As the infographic shows, the Upper Tribunal has, in some cases, dramatically reduced the level of fines. Leaving aside the highest fine (which was itself reduced by £300,000), the combined effect of the Upper Tribunal’s decisions was to reduce the total amount of fines imposed by the RDC by some 83 per cent. Furthermore, the Upper Tribunal has also overturned findings of lack of integrity, modified the scope of prohibition orders and, on one occasion, refused to impose a prohibition order even though it found that the Applicant had failed
to act with integrity.

The Tribunal’s recent Decision in the case of Angela Burns is, in many respects, the most remarkable.
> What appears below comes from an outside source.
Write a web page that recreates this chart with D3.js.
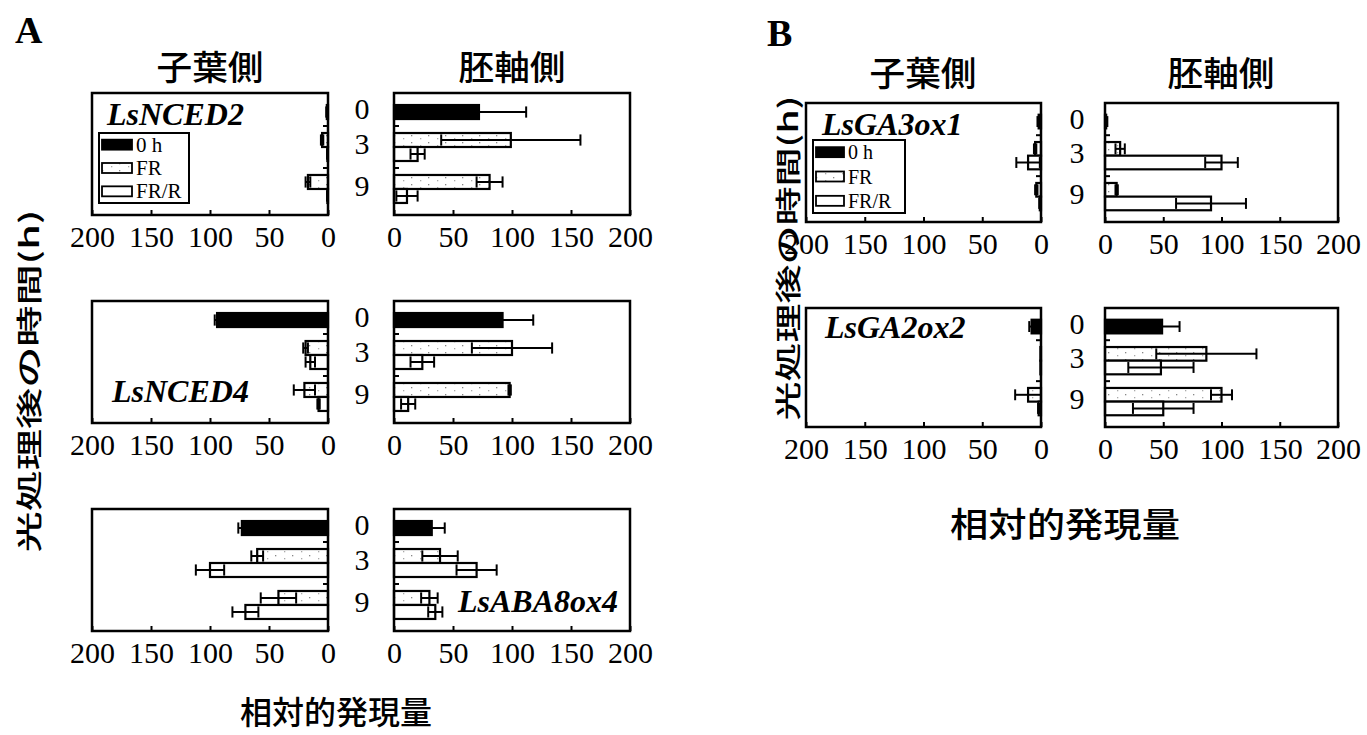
<!DOCTYPE html>
<html>
<head>
<meta charset="utf-8">
<script src="https://cdn.jsdelivr.net/npm/d3@7"></script>
<style>
  body { margin: 0; background: #fff; }
</style>
</head>
<body>
<div class="chart"></div>
<script>
// ---- data ----
var times = ["0", "3", "9"];
var treatments = ["0 h", "FR", "FR/R"];
var sides = ["子葉側", "胚軸側"];
var tickValues = [0, 50, 100, 150, 200];
var xTitle = "相対的発現量";
var yTitle = "光処理後の時間(h)";

// order of the bars in every box: [time, treatment]
var barKeys = [["0", "0 h"], ["3", "FR"], ["3", "FR/R"], ["9", "FR"], ["9", "FR/R"]];

// panel A
var nced2Cot = [1, 5, 0.5, 17, 0.5];
var nced2CotErr = [0.5, 1, 0.3, 2, 0.3];
var nced2Hyp = [72, 99, 20, 81, 11];
var nced2HypErr = [40, 59, 6, 11, 9];

var nced4Cot = [94, 19, 15, 20, 8];
var nced4CotErr = [2, 2, 4, 9, 1];
var nced4Hyp = [92, 100, 24, 98, 12];
var nced4HypErr = [26, 34, 10, 1, 6];

var aba8Cot = [73, 60, 100, 42, 70];
var aba8CotErr = [3, 5, 12, 15, 11];
var aba8Hyp = [32, 39, 70, 30, 35];
var aba8HypErr = [11, 15, 17, 7, 6];

// panel B
var ga3Cot = [2, 5, 11, 4, 1];
var ga3CotErr = [1, 1, 10, 1, 0.5];
var ga3Hyp = [1, 13, 100, 10, 91];
var ga3HypErr = [1, 4, 14, 1, 30];

var ga2Cot = [8, 0.5, 0.5, 11, 2];
var ga2CotErr = [2, 0, 0, 11, 0.5];
var ga2Hyp = [49, 87, 48, 100, 50];
var ga2HypErr = [15, 43, 28, 9, 26];

// ---- svg ----
var svgWidth = 1367;
var svgHeight = 735;

var svg = d3.select(".chart")
  .append("svg")
  .attr("width", svgWidth)
  .attr("height", svgHeight);

var serif = "'Liberation Serif', 'Times New Roman', serif";
var cjk = "'Noto Sans CJK JP', sans-serif";

// sparse stipple for the FR bars
var defs = svg.append("defs");
var pat = defs.append("pattern")
  .attr("id", "dots")
  .attr("patternUnits", "userSpaceOnUse")
  .attr("width", 17)
  .attr("height", 7);
pat.append("rect").attr("width", 17).attr("height", 7).attr("fill", "#fff");
pat.append("rect").attr("x", 3).attr("y", 2).attr("width", 1.3).attr("height", 1.3).attr("fill", "#888");
pat.append("rect").attr("x", 12).attr("y", 5).attr("width", 1.3).attr("height", 1.3).attr("fill", "#aaa");

var fills = { "0 h": "#000", "FR": "url(#dots)", "FR/R": "#fff" };

// slots top to bottom; the empty ones separate the time groups
var slots = ["0|0 h", "gapA", "3|FR", "3|FR/R", "gapB", "9|FR", "9|FR/R"];

function drawBox(x0, x1, y0, h, vals, errs, reversed) {
  var g = svg.append("g");

  var x = d3.scaleLinear()
    .domain(reversed ? [200, 0] : [0, 200])
    .range([x0, x1]);

  var y = d3.scaleBand()
    .domain(slots)
    .range([y0, y0 + h])
    .paddingInner(0)
    .paddingOuter(0.86);

  var rows = barKeys.map(function(k, i) {
    return { key: k[0] + "|" + k[1], trt: k[1], v: vals[i], e: errs[i] };
  });

  g.selectAll("rect.bar")
    .data(rows)
    .enter()
    .append("rect")
    .attr("class", "bar")
    .attr("x", d => Math.min(x(0), x(d.v)))
    .attr("y", d => y(d.key))
    .attr("width", d => Math.abs(x(d.v) - x(0)))
    .attr("height", y.bandwidth())
    .attr("fill", d => fills[d.trt])
    .attr("stroke", "#000")
    .attr("stroke-width", 2.2);

  // error bars, both directions like the original
  var eb = g.selectAll("g.err")
    .data(rows.filter(d => d.e > 0))
    .enter()
    .append("g")
    .attr("class", "err");

  var capH = y.bandwidth() * 0.8;
  eb.append("line")
    .attr("x1", d => x(d.v - d.e))
    .attr("x2", d => x(d.v + d.e))
    .attr("y1", d => y(d.key) + y.bandwidth() / 2)
    .attr("y2", d => y(d.key) + y.bandwidth() / 2)
    .attr("stroke", "#000")
    .attr("stroke-width", 2);
  [-1, 1].forEach(function(s) {
    eb.append("line")
      .attr("x1", d => x(d.v + s * d.e))
      .attr("x2", d => x(d.v + s * d.e))
      .attr("y1", d => y(d.key) + y.bandwidth() / 2 - capH / 2)
      .attr("y2", d => y(d.key) + y.bandwidth() / 2 + capH / 2)
      .attr("stroke", "#000")
      .attr("stroke-width", 2);
  });

  // small inward ticks on the zero edge between the time groups
  g.selectAll("line.gtick")
    .data(["gapA", "gapB"])
    .enter()
    .append("line")
    .attr("x1", x(0))
    .attr("x2", x(0) + (reversed ? -5 : 5))
    .attr("y1", d => y(d) + y.bandwidth() / 2)
    .attr("y2", d => y(d) + y.bandwidth() / 2)
    .attr("stroke", "#000")
    .attr("stroke-width", 2);

  // bottom axis
  var axis = g.append("g")
    .attr("transform", `translate(0, ${y0 + h})`)
    .call(d3.axisBottom(x).tickValues(tickValues).tickSize(-5).tickPadding(11));
  axis.select(".domain").remove();
  axis.selectAll("line").attr("stroke-width", 2);
  axis.selectAll("text")
    .attr("font-family", serif)
    .attr("font-size", "30px")
    .attr("fill", "#000");

  // frame
  g.append("rect")
    .attr("x", x0)
    .attr("y", y0)
    .attr("width", x1 - x0)
    .attr("height", h)
    .attr("fill", "none")
    .attr("stroke", "#000")
    .attr("stroke-width", 2.5);

  return y;
}

function timeLabels(cx, y) {
  times.forEach(function(t) {
    var keys = barKeys.filter(k => k[0] === t).map(k => k[0] + "|" + k[1]);
    var cy = d3.mean(keys, k => y(k) + y.bandwidth() / 2);
    svg.append("text")
      .attr("x", cx)
      .attr("y", cy + 7)
      .attr("text-anchor", "middle")
      .attr("font-family", serif)
      .attr("font-size", "30px")
      .text(t);
  });
}

function geneLabel(x, y, name) {
  svg.append("text")
    .attr("x", x)
    .attr("y", y)
    .attr("font-family", serif)
    .attr("font-style", "italic")
    .attr("font-weight", "bold")
    .attr("font-size", "32px")
    .text(name);
}

function legend(x, y, w, h, sw, fs) {
  var g = svg.append("g").attr("transform", `translate(${x}, ${y})`);
  g.append("rect")
    .attr("width", w).attr("height", h)
    .attr("fill", "#fff").attr("stroke", "#000").attr("stroke-width", 2);
  var step = h / 3;
  treatments.forEach(function(t, i) {
    g.append("rect")
      .attr("x", 3).attr("y", step * i + step / 2 - 5)
      .attr("width", sw).attr("height", 10)
      .attr("fill", fills[t]).attr("stroke", "#000").attr("stroke-width", 1.8);
    g.append("text")
      .attr("x", sw + 7).attr("y", step * i + step / 2 + 7)
      .attr("font-family", serif)
      .attr("font-size", fs + "px")
      .text(t);
  });
}

function cjkText(x, y, txt, size, len, rotate) {
  var t = svg.append("text")
    .attr("x", 0)
    .attr("y", 0)
    .attr("text-anchor", "middle")
    .attr("dominant-baseline", "central")
    .attr("font-family", cjk)
    .attr("font-weight", 500)
    .attr("font-size", size + "px")
    .attr("textLength", len)
    .attr("lengthAdjust", "spacingAndGlyphs")
    .attr("transform", `translate(${x}, ${y})` + (rotate ? " rotate(-90)" : ""))
    .text(txt);
  return t;
}

// ---- panel A ----
var aLeft = [92, 328], aRight = [394, 630];
var aRows = [93, 301, 509], aH = 122;
var aCot = [[nced2Cot, nced2CotErr], [nced4Cot, nced4CotErr], [aba8Cot, aba8CotErr]];
var aHyp = [[nced2Hyp, nced2HypErr], [nced4Hyp, nced4HypErr], [aba8Hyp, aba8HypErr]];

aRows.forEach(function(top, i) {
  drawBox(aLeft[0], aLeft[1], top, aH, aCot[i][0], aCot[i][1], true);
  var y = drawBox(aRight[0], aRight[1], top, aH, aHyp[i][0], aHyp[i][1], false);
  timeLabels(362, y);
});

legend(99, 133, 90, 70, 30, 21);
geneLabel(107, 125, "LsNCED2");
geneLabel(112, 402, "LsNCED4");
geneLabel(458, 612, "LsABA8ox4");

svg.append("text")
  .attr("x", 15).attr("y", 43)
  .attr("font-family", serif).attr("font-weight", "bold").attr("font-size", "38px")
  .text("A");

cjkText(210, 65, sides[0], 34, 107, false);
cjkText(512, 65, sides[1], 34, 107, false);
cjkText(27, 381, yTitle, 26, 343, true);
cjkText(336, 710, xTitle, 32, 192, false);

// ---- panel B ----
var bLeft = [806, 1041], bRight = [1105, 1338];
var bRows = [103, 308], bH = 119;
var bCot = [[ga3Cot, ga3CotErr], [ga2Cot, ga2CotErr]];
var bHyp = [[ga3Hyp, ga3HypErr], [ga2Hyp, ga2HypErr]];

bRows.forEach(function(top, i) {
  drawBox(bLeft[0], bLeft[1], top, bH, bCot[i][0], bCot[i][1], true);
  var y = drawBox(bRight[0], bRight[1], top, bH, bHyp[i][0], bHyp[i][1], false);
  timeLabels(1077, y);
});

legend(813, 140, 92, 73, 28, 20);
geneLabel(822, 135, "LsGA3ox1");
geneLabel(825, 338, "LsGA2ox2");

svg.append("text")
  .attr("x", 767).attr("y", 46)
  .attr("font-family", serif).attr("font-weight", "bold").attr("font-size", "38px")
  .text("B");

cjkText(923, 71, sides[0], 34, 107, false);
cjkText(1221, 71, sides[1], 34, 107, false);
cjkText(786, 258, yTitle, 26, 325, true);
cjkText(1065, 522, xTitle, 34, 230, false);
</script>
</body>
</html>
Not only did the Tribunal award Ms Burns £100,000 in costs due to the FCA’s unreasonable conduct of the proceedings, but it also lambasted the FCA, saying “we…deplore the Authority’s…failure to retain a sense of proportion in its approach to this case”. It is almost unprecedented for the FCA to have an award of costs made against it, and judges rarely make such stinging criticisms of regulators. This extraordinary Decision is bound to make the FCA think long and hard before making serious allegations of dishonesty without very strong supporting evidence.

Ever since its decision in the landmark case of John Pottage in 2012, the Upper Tribunal has shown a willingness to reverse almost every type of decision by the regulator, sometimes criticising it in fairly trenchant terms. This is likely to embolden those who are minded to challenge enforcement decisions made against them. Whilst all cases are, of course, decided on their particular facts, the Upper Tribunal’s readiness to keep the regulators in check is a trend we will continue tracking.